McIlroy: Meltdown made me stronger

James Lawton

IF Rory McIlroy brought a single demon back here to where this time last year some feared his career might have been destroyed before it truly began, all the evidence is that the little blighter did not make it through US customs.

IF Rory McIlroy brought a single demon back here to where this time last year some feared his career might have been destroyed before it truly began, all the evidence is that the little blighter did not make it through US customs.

Another possibility is that having seen the assurance with which an apparently broken 21-year-old has returned to the scene of his torment, the coolness he is displaying before a duel with Tiger Woods that is being described with increasing frequency as the “only story in town”, the demon has simply scampered off into the pine trees.

What was absolutely certain yesterday was that McIlroy looked about as vulnerable as some gnarled old champion who knows every inch of his game's trickiest terrain.

No, of course, he was quick to say, such a declaration would be somewhat premature despite the splendour of his redemption a few months later at the US Open, but the truth about himself he was willing to claim is that he may just be one of the quickest healers in the history of a game.

The suggestion came in his sure handling of the huge pressure of expectation building around him here these last few days.

“I think as golfers we understand that we lose more than we win. We only win a number of times and every other time we are not lifting the trophy. It's not a failure but you don't win, so maybe you have to get used to living with some disappointment.

“Maybe I've just got the mind-set that I handle it a little better than others and looking back to last year I think maybe the vital thing was that I understood that I had many more chances to win a major or a Masters. It's only golf, you know.

“It's nice to be getting all this praise but you have to take it with a pinch of salt. I'm nowhere near the achievements of Tiger. Hopefully, I'll get somewhere close to that point.”

If that might be a version of golfing heaven, it is one which McIlroy insists can wait.

There is, he says, an obligation also to enjoy the experience of the journey.

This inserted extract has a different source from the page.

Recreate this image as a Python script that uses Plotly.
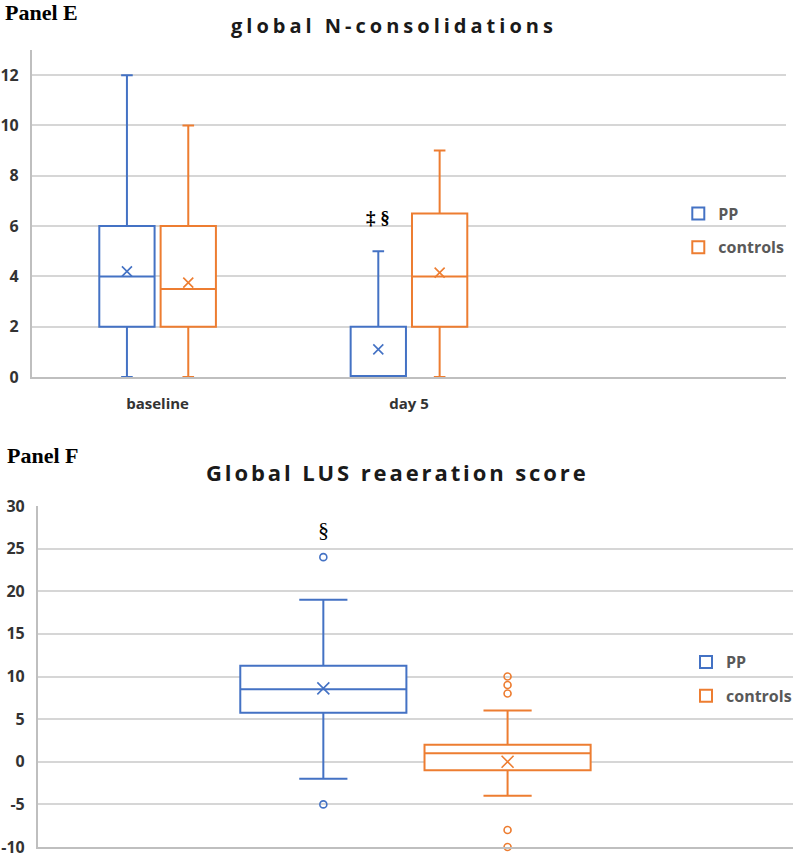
import plotly.graph_objects as go

# ---------------- Panel E : global N-consolidations ----------------
CATS_E = ["baseline", "day 5"]
PP_E_LOW = [0, 0]
PP_E_Q1 = [2, 0]
PP_E_MED = [4, 0]
PP_E_Q3 = [6, 2]
PP_E_HIGH = [12, 5]
PP_E_MEAN = [4.2, 1.1]

CT_E_LOW = [0, 0]
CT_E_Q1 = [2, 2]
CT_E_MED = [3.5, 4]
CT_E_Q3 = [6, 6.5]
CT_E_HIGH = [10, 9]
CT_E_MEAN = [3.75, 4.15]

Y_TICKS_E = [0, 2, 4, 6, 8, 10, 12]

# ---------------- Panel F : Global LUS reaeration score ----------------
CATS_F = ["all"]
PP_F_LOW = [-2]
PP_F_Q1 = [5.75]
PP_F_MED = [8.5]
PP_F_Q3 = [11.25]
PP_F_HIGH = [19]
PP_F_MEAN = [8.6]
PP_F_OUTLIERS = [24, -5]

CT_F_LOW = [-4]
CT_F_Q1 = [-1]
CT_F_MED = [1]
CT_F_Q3 = [2]
CT_F_HIGH = [6]
CT_F_MEAN = [0]
CT_F_OUTLIERS = [10, 9, 8, -8, -10]

Y_TICKS_F = [-10, -5, 0, 5, 10, 15, 20, 25, 30]

SERIES = ["PP", "controls"]
BLUE = "#4472C4"
ORANGE = "#ED7D31"
OFF = 0.122
BOXW = 0.22

pp_x_e = [i - OFF for i in range(len(CATS_E))]
ct_x_e = [i + OFF for i in range(len(CATS_E))]
pp_x_f = [i - OFF for i in range(len(CATS_F))]
ct_x_f = [i + OFF for i in range(len(CATS_F))]

fig = go.Figure()


def add_box(x, low, q1, med, q3, high, color, name, xa, ya, legend, showlegend, ww):
    fig.add_trace(go.Box(
        x=x, lowerfence=low, q1=q1, median=med, q3=q3, upperfence=high,
        width=BOXW, whiskerwidth=ww, boxpoints=False,
        line=dict(color=color, width=2), fillcolor="white",
        name=name, legendgroup=name + legend, showlegend=showlegend,
        legend=legend, xaxis=xa, yaxis=ya, hoverinfo="skip",
    ))


def add_pts(x, y, color, symbol, size, xa, ya):
    fig.add_trace(go.Scatter(
        x=x, y=y, mode="markers", showlegend=False, cliponaxis=False,
        marker=dict(symbol=symbol, size=size, color=color,
                    line=dict(color=color, width=1.6)),
        xaxis=xa, yaxis=ya, hoverinfo="skip",
    ))


# Panel E boxes
add_box(pp_x_e, PP_E_LOW, PP_E_Q1, PP_E_MED, PP_E_Q3, PP_E_HIGH, BLUE, SERIES[0], "x", "y", "legend", True, 0.21)
add_box(ct_x_e, CT_E_LOW, CT_E_Q1, CT_E_MED, CT_E_Q3, CT_E_HIGH, ORANGE, SERIES[1], "x", "y", "legend", True, 0.21)
add_pts(pp_x_e, PP_E_MEAN, BLUE, "x-thin", 10, "x", "y")
add_pts(ct_x_e, CT_E_MEAN, ORANGE, "x-thin", 10, "x", "y")

# Panel F boxes
add_box(pp_x_f, PP_F_LOW, PP_F_Q1, PP_F_MED, PP_F_Q3, PP_F_HIGH, BLUE, SERIES[0], "x2", "y2", "legend2", True, 0.29)
add_box(ct_x_f, CT_F_LOW, CT_F_Q1, CT_F_MED, CT_F_Q3, CT_F_HIGH, ORANGE, SERIES[1], "x2", "y2", "legend2", True, 0.29)
add_pts(pp_x_f, PP_F_MEAN, BLUE, "x-thin", 12, "x2", "y2")
add_pts(ct_x_f, CT_F_MEAN, ORANGE, "x-thin", 12, "x2", "y2")
add_pts(pp_x_f * len(PP_F_OUTLIERS), PP_F_OUTLIERS, BLUE, "circle-open", 7, "x2", "y2")
add_pts(ct_x_f * len(CT_F_OUTLIERS), CT_F_OUTLIERS, ORANGE, "circle-open", 7, "x2", "y2")

W, H = 797, 859
GRID = "#d6d6d6"
AXL = "#bfbfbf"
TICKFONT = dict(family="Open Sans", size=16, color="#333333", weight="bold")

axis_common = dict(showgrid=False, zeroline=False, showline=True, linecolor=AXL,
                   linewidth=2, ticks="", automargin=False, fixedrange=True,
                   ticklabeloverflow="allow")

legend_common = dict(
    font=dict(family="Open Sans", size=16, color="#595959", weight="bold"),
    bgcolor="rgba(0,0,0,0)", borderwidth=0, traceorder="grouped",
    tracegroupgap=10, xanchor="left", yanchor="middle", itemclick=False,
)

fig.update_layout(
    width=W, height=H,
    margin=dict(l=0, r=0, t=0, b=0),
    paper_bgcolor="white", plot_bgcolor="white",
    template="none",
    showlegend=True,
    xaxis=dict(domain=[32 / W, 788 / W], range=[-0.5, 2.5],
               tickvals=list(range(len(CATS_E))), ticktext=CATS_E,
               tickfont=dict(family="Open Sans", size=15, color="#333333", weight="bold"),
               ticklabelstandoff=12, anchor="y", **axis_common),
    yaxis=dict(domain=[1 - 377 / H, 1 - 50 / H], range=[0, 13],
               tickvals=Y_TICKS_E, ticktext=[str(v) for v in Y_TICKS_E],
               showgrid=True, gridcolor=GRID, gridwidth=1.5,
               tickfont=TICKFONT, ticklabelstandoff=8, anchor="x",
               **{k: v for k, v in axis_common.items() if k != "showgrid"}),
    xaxis2=dict(domain=[38 / W, 795 / W], range=[-0.5, 0.5],
                tickvals=list(range(len(CATS_F))), showticklabels=False,
                anchor="y2", **axis_common),
    yaxis2=dict(domain=[1 - 847 / H, 1 - 506 / H], range=[-10, 30],
                tickvals=Y_TICKS_F, ticktext=[str(v) for v in Y_TICKS_F],
                showgrid=True, gridcolor=GRID, gridwidth=1.5,
                tickfont=TICKFONT, ticklabelstandoff=8, anchor="x2",
                **{k: v for k, v in axis_common.items() if k != "showgrid"}),
    legend=dict(x=680 / W, y=1 - 230.5 / H, **legend_common),
    legend2=dict(x=688 / W, y=1 - 679 / H, **legend_common),
)

annotations = [
    dict(text="<b>Panel E</b>", x=3 / W, y=1 - 12 / H, xanchor="left", yanchor="middle",
         font=dict(family="Liberation Serif", size=22, color="black")),
    dict(text="<b>Panel F</b>", x=5 / W, y=1 - 455 / H, xanchor="left", yanchor="middle",
         font=dict(family="Liberation Serif", size=22, color="black")),
    dict(text="<span style='letter-spacing:4px'>global N-consolidations</span>",
         x=395 / W, y=1 - 26 / H, xanchor="center", yanchor="middle",
         font=dict(family="Open Sans", size=20, color="#1a1a1a", weight="bold")),
    dict(text="<span style='letter-spacing:2.9px'>Global LUS reaeration score</span>",
         x=398 / W, y=1 - 472 / H, xanchor="center", yanchor="middle",
         font=dict(family="Open Sans", size=22, color="#1a1a1a", weight="bold")),
]
for a in annotations:
    a.update(xref="paper", yref="paper", showarrow=False)

annotations.append(dict(text="<b>‡ §</b>", x=pp_x_e[1], y=6.35, xref="x", yref="y",
                        showarrow=False, xanchor="center", yanchor="middle",
                        font=dict(family="Liberation Serif", size=19, color="black")))
annotations.append(dict(text="§", x=pp_x_f[0], y=27.3, xref="x2", yref="y2",
                        showarrow=False, xanchor="center", yanchor="middle",
                        font=dict(family="Liberation Serif", size=22, color="black")))
fig.update_layout(annotations=annotations)

fig.write_html("out.html", config={"displayModeBar": False},
               post_script="document.body.style.margin='0px';document.body.style.overflow='hidden';")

Augusta National threatened to be the killing ground of his best hopes, but he knows now that it will always be the place where he learned some of his most significant lessons, both as a golfer and a man.

“I know I'm stronger now as both a player and a person and that has come to me very strongly this last week or so. Definitely a lot of things have changed in me over the last year.

"I'm the same person, I know, but the difference is my attitude. This is stronger. I came here last year hoping to do well – this time I come with a much stronger feeling about wanting to win, to get into contention and stay there.”

Last week over lunch in the clubhouse his feeling for the course and all that had happened on it down the years, he was a little surprised to learn, had become almost proprietorial.

“This is my fourth visit here,” he says, “and each time I feel a little more excited. I felt this so strongly over that lunch. Over a few years, you feel very much part of it.”

Naturally, because of the time and the place, McIlroy is grilled relentlessly over that time between the nightmare of the back nine at Augusta and the brilliant new dawn that came to him a few months later at the Congressional Club.

Demons

Yes, of course, there were a few demons to shoo away. One morning a short time later he wept under the gentle probing of his mother as to his state of mind – and felt immensely better for it.

Most liberating though was a call from Greg Norman soon after the long Sunday afternoon.

“It was great that he took the trouble to do it,” says McIlroy. “You must try to create this bubble around yourself and get into it.”

It left just one question in the brightening day. How well can Tiger move the last of his demons? He should know that the young gun at his shoulder appears to be doing a remarkable job.